Hi,

I have been trying for some time to crack a problem which I am sure if very
simple! I am learning Ruby and programming in general and having lots of
fun.  But help would be appreciated...

I am writing a program to scrape body text from a series of web pages so
that they can be presented in a text file.

The format for the URLs of the series of pages I am interested in is:

www.targeturl.com/episode_x?=page1
...
...
www.targeturl.com/episode_x?=page[y]


Basically, "episode_x" has y number of pages, starting at 1.

I am using Nokogiri to grab the text from the page and can quite easily get
the text from page1, but I want to loop through page2, grab its text, page3,
grab its text, etc, until I reach page[y] which is where the text ends, and
to Nokogiri - this means there is no more text on that page (i.e. body_text
== nil).

Before attempting to grab the body text and append to a text file, my
strategy is to populate an array of 'valid' urls, based on a test which
involves Nokogiri finding text in the body tag, starting at page1.  I want
the loop to finish when the test finds body_text == nil, leaving me with a
collection of URLs which I know to definitely contain body text.

After a lot of playing around, I have got this far, but there is no looping
going on.  I am getting the page okay and am testing for a certain condition
which results in "Empty!" being appended to the array (essentially, when
body_text == nil).  But I can't work out how to loop.

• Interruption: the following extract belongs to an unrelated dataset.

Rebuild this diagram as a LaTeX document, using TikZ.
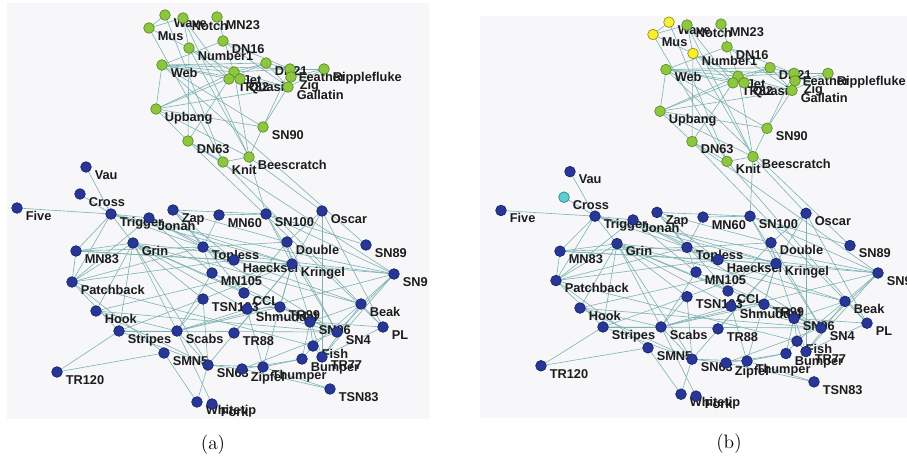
\documentclass[tikz,border=0pt]{standalone}
\usepackage{fontspec}
\newfontfamily\labfont{Liberation Sans}
\pgfdeclarelayer{panelbg}
\pgfdeclarelayer{edges}
\pgfdeclarelayer{labels}
\pgfsetlayers{panelbg,edges,labels,main}

\definecolor{edgec}{RGB}{125,178,178}
\definecolor{greenfill}{RGB}{141,198,63}
\definecolor{greendraw}{RGB}{92,140,32}
\definecolor{bluefill}{RGB}{40,55,150}
\definecolor{bluedraw}{RGB}{24,34,108}
\definecolor{yellowfill}{RGB}{246,240,48}
\definecolor{yellowdraw}{RGB}{150,140,20}
\definecolor{cyanfill}{RGB}{96,204,208}
\definecolor{cyandraw}{RGB}{40,130,140}
\definecolor{panelc}{RGB}{247,247,249}
\definecolor{labc}{RGB}{28,28,28}

\tikzset{
  dot/.style={circle, minimum size=8pt, inner sep=0pt, line width=0.5pt},
  gdot/.style={dot, fill=greenfill, draw=greendraw},
  bdot/.style={dot, fill=bluefill, draw=bluedraw},
  ydot/.style={dot, fill=yellowfill, draw=yellowdraw},
  cdot/.style={dot, fill=cyanfill, draw=cyandraw},
  lab/.style={font=\labfont\bfseries\fontsize{9.6}{10}\selectfont, text=labc,
    inner sep=0pt, anchor=base west},
  link/.style={draw=edgec, line width=0.45pt},
  caption/.style={font=\fontsize{14.5}{16}\selectfont, inner sep=0pt}
}

% name / x / y / upper group / style in (a) / style in (b)
\def\nodelist{
Wave/165/15/1/gdot/ydot, Notch/183/18/1/gdot/gdot, MN23/217/17/1/gdot/gdot,
Mus/149/28/1/gdot/ydot, DN16/223/41/1/gdot/gdot, Number1/189/48/1/gdot/ydot,
Web/162/65/1/gdot/gdot, DN21/266/63/1/gdot/gdot, Feather/290/69/1/gdot/gdot,
Ripplefluke/324/69/1/gdot/gdot, Jet/234/72/1/gdot/gdot, TR82/229/79/1/gdot/gdot,
Quasi/240/79/1/gdot/gdot, Zig/291/77/1/gdot/gdot, Gallatin/288/87/1/gdot/gdot,
Upbang/156/109/1/gdot/gdot, SN90/263/127/1/gdot/gdot, DN63/188/141/1/gdot/gdot,
Knit/223/162/1/gdot/gdot, Beescratch/249/157/1/gdot/gdot,
Vau/86/167/0/bdot/bdot, Cross/80/194/0/bdot/cdot, Five/17/208/0/bdot/bdot,
Trigger/111/214/0/bdot/bdot, Jonah/149/218/0/bdot/bdot, Zap/173/210/0/bdot/bdot,
MN60/219/215/0/bdot/bdot, SN100/266/214/0/bdot/bdot, Oscar/322/211/0/bdot/bdot,
Grin/133/243/0/bdot/bdot, MN83/76/251/0/bdot/bdot, Topless/203/247/0/bdot/bdot,
Double/287/242/0/bdot/bdot, SN89/366/245/0/bdot/bdot, Haecksel/234/260/0/bdot/bdot,
Kringel/292/264/0/bdot/bdot, SN9/394/274/0/bdot/bdot, MN105/212/273/0/bdot/bdot,
Patchback/72/282/0/bdot/bdot, CCL/244/293/0/bdot/bdot, TSN103/203/299/0/bdot/bdot,
Shmuddel/247/309/0/bdot/bdot, TR99/280/307/0/bdot/bdot, SN96/310/322/0/bdot/bdot,
SN4/337/332/0/bdot/bdot, Beak/361/304/0/bdot/bdot, PL/383/327/0/bdot/bdot,
Hook/96/311/0/bdot/bdot, Stripes/119/331/0/bdot/bdot, Scabs/177/331/0/bdot/bdot,
TR88/234/333/0/bdot/bdot, SMN5/164/353/0/bdot/bdot, TR120/57/372/0/bdot/bdot,
SN63/208/365/0/bdot/bdot, Zipfel/242/369/0/bdot/bdot, Thumper/263/367/0/bdot/bdot,
Fish/313/346/0/bdot/bdot, Bumper/302/359/0/bdot/bdot, TR77/322/357/0/bdot/bdot,
TSN83/330/389/0/bdot/bdot, Whitetip/197/402/0/bdot/bdot, Fork/212/404/0/bdot/bdot}

% associations between the animals
\def\edgelist{
Double/CCL, Feather/DN16, Feather/DN21, Fish/Beak, Fish/Bumper, Gallatin/DN16,
Gallatin/DN21, Gallatin/Feather, Grin/Beak, Grin/CCL, Haecksel/Beak, Hook/Grin,
Jet/Beescratch, Jet/DN21, Jet/Feather, Jet/Gallatin, Jonah/Haecksel, Knit/Beescratch,
Knit/DN63, Kringel/Double, Kringel/Hook, Kringel/Jonah, MN105/Jonah, MN23/Jet,
MN83/Grin, MN83/Haecksel, MN83/Kringel, Mus/Knit, Notch/Beescratch, Notch/Mus,
Number1/Beescratch, Number1/DN63, Number1/Jet, Number1/Mus, Number1/Notch,
Oscar/Beescratch, Oscar/Double, Oscar/Kringel, Patchback/Fish, Patchback/Grin,
Patchback/Haecksel, Patchback/Jonah, Patchback/MN83, PL/DN63, PL/Knit, PL/Oscar,
Quasi/Jet, Ripplefluke/Feather, Ripplefluke/Gallatin, Scabs/Fork, Scabs/Grin,
Scabs/Hook, Scabs/MN105, Shmuddel/Grin, Shmuddel/Scabs, SMN5/Patchback,
SN100/Beescratch, SN100/Kringel, SN100/MN60, SN4/Double, SN4/Grin, SN4/Hook,
SN4/MN105, SN4/Shmuddel, SN4/SN100, SN63/Grin, SN63/Hook, SN63/Kringel, SN63/Scabs,
SN89/SN100, SN9/Beak, SN9/DN63, SN9/Grin, SN9/Haecksel, SN9/Scabs, SN9/SN100,
SN9/SN4, SN90/Beescratch, SN90/Feather, SN90/Gallatin, SN96/Beak, SN96/Bumper,
SN96/Fish, SN96/PL, Stripes/Grin, Stripes/Patchback, Stripes/Scabs, Stripes/SN4,
Stripes/SN63, Thumper/Bumper, Thumper/Kringel, Thumper/Shmuddel, Thumper/SN63,
Topless/Double, Topless/Haecksel, Topless/Jonah, Topless/MN105, Topless/MN60,
Topless/MN83, Topless/Patchback, Topless/SN4, TR120/Stripes, TR77/Beak, TR77/Fish,
TR77/Kringel, TR77/Oscar, TR77/PL, TR77/SN9, TR82/DN63, TR82/Jet, TR82/Notch,
TR82/Number1, TR88/Kringel, TR99/Scabs, TR99/Shmuddel, TR99/SN4, TR99/Kringel,
TR99/SN96, Trigger/Five, Trigger/Cross, Trigger/Vau, Trigger/Grin, Trigger/MN83,
Trigger/Patchback, Trigger/Jonah, Trigger/Topless, Trigger/Kringel, Trigger/SN9,
TSN103/Grin, TSN103/Kringel, TSN103/Scabs, TSN103/SN63, TSN103/Stripes,
TSN83/Zipfel, TSN83/Thumper, Upbang/Beescratch, Upbang/DN21, Upbang/DN63,
Upbang/Gallatin, Upbang/SN90, Upbang/Web, Upbang/Jet, Wave/Mus, Wave/Knit,
Web/DN16, Web/DN21, Web/Feather, Web/Gallatin, Web/Jet, Web/SN89, Web/SN90,
Web/TR82, Whitetip/SN63, Whitetip/SMN5, Zap/CCL, Zap/Double, Zap/Haecksel,
Zap/SN100, Zap/Topless, Zig/Ripplefluke, Zipfel/Bumper, Zipfel/SN4, Zipfel/SN63,
TR120/SMN5}

\begin{document}
\begin{tikzpicture}[x=0.75pt, y=-0.75pt]
\useasboundingbox (0,0) rectangle (907,460);

\begin{pgfonlayer}{panelbg}
  \fill[panelc] (7,3) rectangle (429,419);
  \fill[panelc] (480,16) rectangle (907,418);
\end{pgfonlayer}

% dots and names of both panels
\foreach \n/\x/\y/\g/\ca/\cb in \nodelist {
  \pgfmathsetmacro\bx{\x+484+20*\g}
  \pgfmathsetmacro\by{0.947*\y+13.5-5.5*\g}
  \node[\ca] (a-\n) at (\x,\y) {};
  \node[\cb] (b-\n) at (\bx,\by) {};
  \begin{pgfonlayer}{labels}
    \node[lab] (a-\n-name) at (\x+8.5,\y+12.3) {\n};
    \node[lab] (b-\n-name) at (\bx+8.5,\by+12.3) {\n};
  \end{pgfonlayer}
}

\begin{pgfonlayer}{edges}
  \foreach \u/\v in \edgelist {
    \draw[link] (a-\u.center) -- (a-\v.center);
    \draw[link] (b-\u.center) -- (b-\v.center);
  }
\end{pgfonlayer}

\node[caption] (capa) at (213,445) {(a)};
\node[caption] (capb) at (729,444) {(b)};
\end{tikzpicture}
\end{document}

 def get_text(base_url, page_number)

    @target_url = base_url + page_number.to_s
    @noko_doc = Nokogiri::HTML(open(@target_url))

    @text = ''
    @noko_doc.css('div.body_recap').each do |text|
       @text << text.content
       @text = @text.strip!
       return @text
     end
  end

def collect_urls(base_url, page_number)
  @valid_urls = []
  text = get_text(base_url, page_number)
  if text =~ /\A\s*Previous/
    @valid_urls << "END!"
  else @valid_urls << @target_url
    return @valid_urls
  end
end
end
-- 

Any help or comments very welcome!

Thanks all.

Matt